** Begin Recorded information **
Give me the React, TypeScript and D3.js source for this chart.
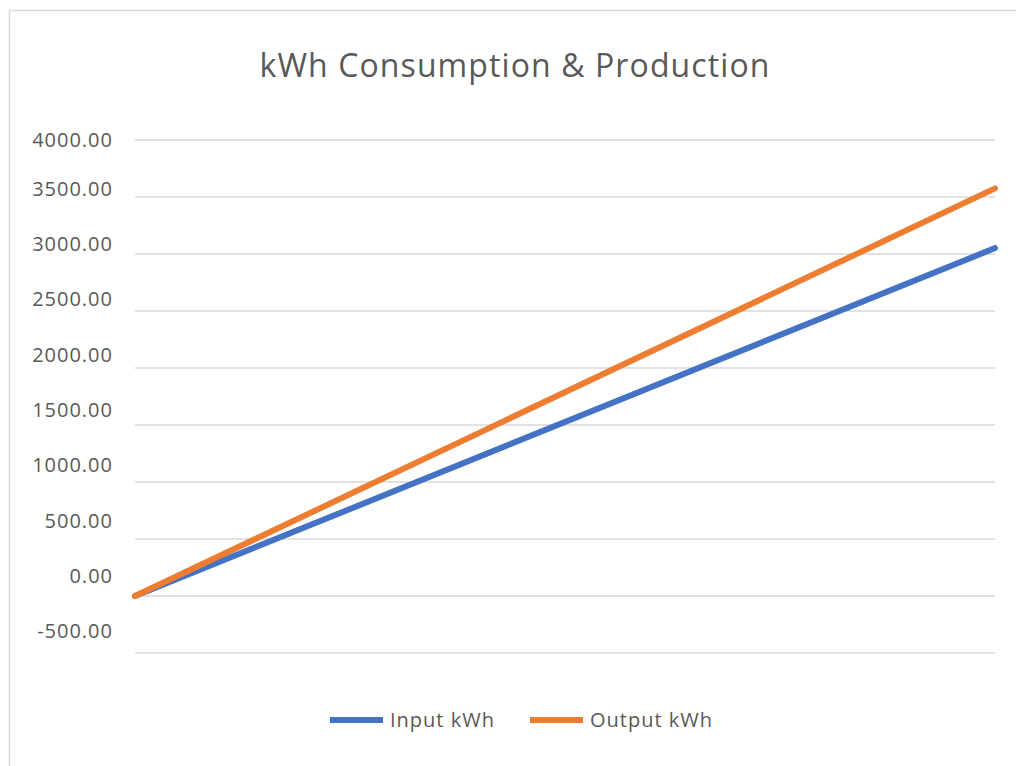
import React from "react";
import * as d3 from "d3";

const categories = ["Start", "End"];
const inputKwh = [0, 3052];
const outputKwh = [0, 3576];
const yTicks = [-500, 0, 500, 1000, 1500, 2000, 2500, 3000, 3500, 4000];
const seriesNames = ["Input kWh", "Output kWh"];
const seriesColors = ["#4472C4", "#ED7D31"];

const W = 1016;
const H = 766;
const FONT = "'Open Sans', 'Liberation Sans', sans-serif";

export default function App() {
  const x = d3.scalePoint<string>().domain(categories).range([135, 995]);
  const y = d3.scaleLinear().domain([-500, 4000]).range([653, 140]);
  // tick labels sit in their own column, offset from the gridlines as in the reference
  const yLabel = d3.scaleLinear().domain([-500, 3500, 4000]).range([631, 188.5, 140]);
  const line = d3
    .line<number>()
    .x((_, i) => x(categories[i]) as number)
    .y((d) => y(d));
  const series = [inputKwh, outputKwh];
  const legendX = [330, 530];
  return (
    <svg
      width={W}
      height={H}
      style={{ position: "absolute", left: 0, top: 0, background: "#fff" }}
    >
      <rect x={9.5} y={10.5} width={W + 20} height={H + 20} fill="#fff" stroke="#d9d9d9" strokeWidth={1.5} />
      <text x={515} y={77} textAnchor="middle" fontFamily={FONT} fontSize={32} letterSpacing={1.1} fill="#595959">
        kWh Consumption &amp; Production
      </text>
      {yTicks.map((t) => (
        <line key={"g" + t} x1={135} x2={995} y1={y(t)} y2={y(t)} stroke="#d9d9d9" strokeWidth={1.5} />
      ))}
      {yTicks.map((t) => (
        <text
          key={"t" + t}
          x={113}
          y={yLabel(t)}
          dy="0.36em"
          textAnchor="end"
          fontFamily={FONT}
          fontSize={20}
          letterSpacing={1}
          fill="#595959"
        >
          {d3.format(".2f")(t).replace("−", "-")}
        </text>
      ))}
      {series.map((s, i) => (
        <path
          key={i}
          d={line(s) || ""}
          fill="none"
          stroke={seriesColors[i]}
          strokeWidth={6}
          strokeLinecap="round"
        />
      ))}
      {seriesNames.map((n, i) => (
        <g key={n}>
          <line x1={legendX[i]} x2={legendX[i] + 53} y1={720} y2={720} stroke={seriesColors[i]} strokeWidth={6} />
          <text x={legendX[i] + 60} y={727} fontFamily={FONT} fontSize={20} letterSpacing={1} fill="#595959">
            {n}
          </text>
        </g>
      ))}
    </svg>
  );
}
** End Recorded information **
Repeat the data exactly, excluding the pictures.

Give me the React, TypeScript and D3.js source for this chart.
import React from "react";
import * as d3 from "d3";

const categories = ["Start", "End"];
const inputKwh = [0, 3052];
const outputKwh = [0, 3576];
const yTicks = [-500, 0, 500, 1000, 1500, 2000, 2500, 3000, 3500, 4000];
const seriesNames = ["Input kWh", "Output kWh"];
const seriesColors = ["#4472C4", "#ED7D31"];

const W = 1016;
const H = 766;
const FONT = "'Open Sans', 'Liberation Sans', sans-serif";

export default function App() {
  const x = d3.scalePoint<string>().domain(categories).range([135, 995]);
  const y = d3.scaleLinear().domain([-500, 4000]).range([653, 140]);
  // tick labels sit in their own column, offset from the gridlines as in the reference
  const yLabel = d3.scaleLinear().domain([-500, 3500, 4000]).range([631, 188.5, 140]);
  const line = d3
    .line<number>()
    .x((_, i) => x(categories[i]) as number)
    .y((d) => y(d));
  const series = [inputKwh, outputKwh];
  const legendX = [330, 530];
  return (
    <svg
      width={W}
      height={H}
      style={{ position: "absolute", left: 0, top: 0, background: "#fff" }}
    >
      <rect x={9.5} y={10.5} width={W + 20} height={H + 20} fill="#fff" stroke="#d9d9d9" strokeWidth={1.5} />
      <text x={515} y={77} textAnchor="middle" fontFamily={FONT} fontSize={32} letterSpacing={1.1} fill="#595959">
        kWh Consumption &amp; Production
      </text>
      {yTicks.map((t) => (
        <line key={"g" + t} x1={135} x2={995} y1={y(t)} y2={y(t)} stroke="#d9d9d9" strokeWidth={1.5} />
      ))}
      {yTicks.map((t) => (
        <text
          key={"t" + t}
          x={113}
          y={yLabel(t)}
          dy="0.36em"
          textAnchor="end"
          fontFamily={FONT}
          fontSize={20}
          letterSpacing={1}
          fill="#595959"
        >
          {d3.format(".2f")(t).replace("−", "-")}
        </text>
      ))}
      {series.map((s, i) => (
        <path
          key={i}
          d={line(s) || ""}
          fill="none"
          stroke={seriesColors[i]}
          strokeWidth={6}
          strokeLinecap="round"
        />
      ))}
      {seriesNames.map((n, i) => (
        <g key={n}>
          <line x1={legendX[i]} x2={legendX[i] + 53} y1={720} y2={720} stroke={seriesColors[i]} strokeWidth={6} />
          <text x={legendX[i] + 60} y={727} fontFamily={FONT} fontSize={20} letterSpacing={1} fill="#595959">
            {n}
          </text>
        </g>
      ))}
    </svg>
  );
}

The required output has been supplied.